(Your instructions) Leave the pictures out. Return all other data exactly.

(Data section)
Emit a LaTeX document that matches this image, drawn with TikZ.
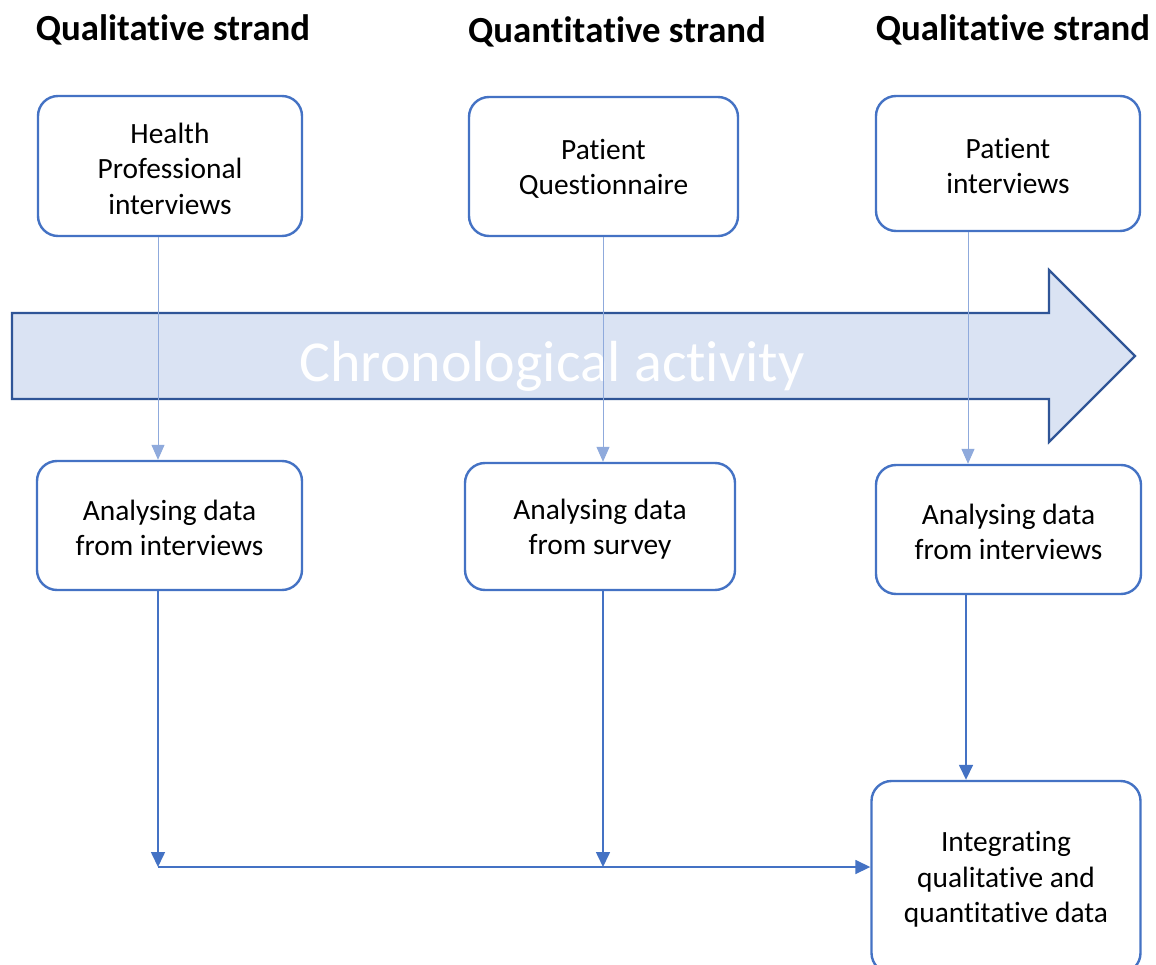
\documentclass[tikz,border=0pt]{standalone}
\usepackage{fontspec}
\setmainfont{Carlito}[RawFeature={-liga;-clig;-dlig;-calt}]
\usetikzlibrary{arrows.meta}
\definecolor{boxblue}{HTML}{4472C4}
\definecolor{arrfill}{HTML}{DAE3F3}
\definecolor{arrdraw}{HTML}{2F5597}
\definecolor{lightarr}{HTML}{8FAADC}
\newcommand\nlg{\kern0pt}
\tikzset{
  stagebox/.style={draw=boxblue, line width=2.4pt, rounded corners=20pt, fill=white, inner sep=0pt},
  stagetext/.style={align=center, font=\fontsize{29.4}{35.5}\selectfont, inner sep=0pt, yshift=-2.5pt},
  title/.style={font=\fontsize{36.8}{44}\selectfont\bfseries, anchor=center},
  lightline/.style={draw=lightarr, line width=1pt, -{Triangle[length=15pt,width=13pt]}},
  darkline/.style={draw=boxblue, line width=1.6pt, -{Triangle[length=15pt,width=14pt]}}
}
\begin{document}
\begin{tikzpicture}[x=1pt,y=-1pt]
\clip (0,0) rectangle (1156,965);
\fill[white] (0,0) rectangle (1156,965);
% titles
\node[title] (t1) at (173,30) {Qualitat\nlg ive strand};
\node[title] (t2) at (617,32) {Quant\nlg it\nlg at\nlg ive strand};
\node[title] (t3) at (1013,30) {Qualitat\nlg ive strand};
% big chronological arrow
\draw[fill=arrfill, draw=arrdraw, line width=2.2pt, line join=miter]
  (12,313) -- (1049,313) -- (1049,270) -- (1135,356) -- (1049,442) -- (1049,399) -- (12,399) -- cycle;
\node[text=white, font=\fontsize{58}{70}\selectfont] (chron) at (552,366) {Chronological activity};
% boxes
\node[stagebox, minimum width=264pt, minimum height=140pt,
  label={[stagetext]center:{Health\\Professional\\interviews}}] (hp) at (170,166) {};
\node[stagebox, minimum width=269pt, minimum height=139pt,
  label={[stagetext]center:{Patient\\Questionnaire}}] (pq) at (603.5,166.5) {};
\node[stagebox, minimum width=264pt, minimum height=135pt,
  label={[stagetext]center:{Patient\\interviews}}] (pi) at (1008,163.5) {};
\node[stagebox, minimum width=265pt, minimum height=129pt,
  label={[stagetext]center:{Analysing data\\from interviews}}] (a1) at (169.5,525.5) {};
\node[stagebox, minimum width=270pt, minimum height=127pt,
  label={[stagetext]center:{Analysing data\\from survey}}] (a2) at (600,526.5) {};
\node[stagebox, minimum width=265pt, minimum height=129pt,
  label={[stagetext]center:{Analysing data\\from interviews}}] (a3) at (1008.5,529.5) {};
\node[stagebox, minimum width=269pt, minimum height=192pt,
  label={[stagetext]center:{Integrating\\qualitat\nlg ive and\\quant\nlg it\nlg at\nlg ive data}}] (ig) at (1006,877) {};
% light arrows
\draw[lightline] (hp.south -| 158,0) -- (a1.north -| 158,0);
\draw[lightline] (pq.south -| 603,0) -- (a2.north -| 603,0);
\draw[lightline] (pi.south -| 968,0) -- (a3.north -| 968,0);
% dark arrows
\coordinate (j1) at (158,867);
\coordinate (j2) at (603,867);
\draw[darkline] (a1.south -| j1) -- (j1);
\draw[darkline] (a2.south -| j2) -- (j2);
\draw[darkline] (a3.south -| 966,0) -- (ig.north -| 966,0);
\draw[darkline] (j1) -- (j1 -| ig.west);
\end{tikzpicture}
\end{document}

(Written response)
Emit a LaTeX document that matches this image, drawn with TikZ.
\documentclass[tikz,border=0pt]{standalone}
\usepackage{fontspec}
\setmainfont{Carlito}[RawFeature={-liga;-clig;-dlig;-calt}]
\usetikzlibrary{arrows.meta}
\definecolor{boxblue}{HTML}{4472C4}
\definecolor{arrfill}{HTML}{DAE3F3}
\definecolor{arrdraw}{HTML}{2F5597}
\definecolor{lightarr}{HTML}{8FAADC}
\newcommand\nlg{\kern0pt}
\tikzset{
  stagebox/.style={draw=boxblue, line width=2.4pt, rounded corners=20pt, fill=white, inner sep=0pt},
  stagetext/.style={align=center, font=\fontsize{29.4}{35.5}\selectfont, inner sep=0pt, yshift=-2.5pt},
  title/.style={font=\fontsize{36.8}{44}\selectfont\bfseries, anchor=center},
  lightline/.style={draw=lightarr, line width=1pt, -{Triangle[length=15pt,width=13pt]}},
  darkline/.style={draw=boxblue, line width=1.6pt, -{Triangle[length=15pt,width=14pt]}}
}
\begin{document}
\begin{tikzpicture}[x=1pt,y=-1pt]
\clip (0,0) rectangle (1156,965);
\fill[white] (0,0) rectangle (1156,965);
% titles
\node[title] (t1) at (173,30) {Qualitat\nlg ive strand};
\node[title] (t2) at (617,32) {Quant\nlg it\nlg at\nlg ive strand};
\node[title] (t3) at (1013,30) {Qualitat\nlg ive strand};
% big chronological arrow
\draw[fill=arrfill, draw=arrdraw, line width=2.2pt, line join=miter]
  (12,313) -- (1049,313) -- (1049,270) -- (1135,356) -- (1049,442) -- (1049,399) -- (12,399) -- cycle;
\node[text=white, font=\fontsize{58}{70}\selectfont] (chron) at (552,366) {Chronological activity};
% boxes
\node[stagebox, minimum width=264pt, minimum height=140pt,
  label={[stagetext]center:{Health\\Professional\\interviews}}] (hp) at (170,166) {};
\node[stagebox, minimum width=269pt, minimum height=139pt,
  label={[stagetext]center:{Patient\\Questionnaire}}] (pq) at (603.5,166.5) {};
\node[stagebox, minimum width=264pt, minimum height=135pt,
  label={[stagetext]center:{Patient\\interviews}}] (pi) at (1008,163.5) {};
\node[stagebox, minimum width=265pt, minimum height=129pt,
  label={[stagetext]center:{Analysing data\\from interviews}}] (a1) at (169.5,525.5) {};
\node[stagebox, minimum width=270pt, minimum height=127pt,
  label={[stagetext]center:{Analysing data\\from survey}}] (a2) at (600,526.5) {};
\node[stagebox, minimum width=265pt, minimum height=129pt,
  label={[stagetext]center:{Analysing data\\from interviews}}] (a3) at (1008.5,529.5) {};
\node[stagebox, minimum width=269pt, minimum height=192pt,
  label={[stagetext]center:{Integrating\\qualitat\nlg ive and\\quant\nlg it\nlg at\nlg ive data}}] (ig) at (1006,877) {};
% light arrows
\draw[lightline] (hp.south -| 158,0) -- (a1.north -| 158,0);
\draw[lightline] (pq.south -| 603,0) -- (a2.north -| 603,0);
\draw[lightline] (pi.south -| 968,0) -- (a3.north -| 968,0);
% dark arrows
\coordinate (j1) at (158,867);
\coordinate (j2) at (603,867);
\draw[darkline] (a1.south -| j1) -- (j1);
\draw[darkline] (a2.south -| j2) -- (j2);
\draw[darkline] (a3.south -| 966,0) -- (ig.north -| 966,0);
\draw[darkline] (j1) -- (j1 -| ig.west);
\end{tikzpicture}
\end{document}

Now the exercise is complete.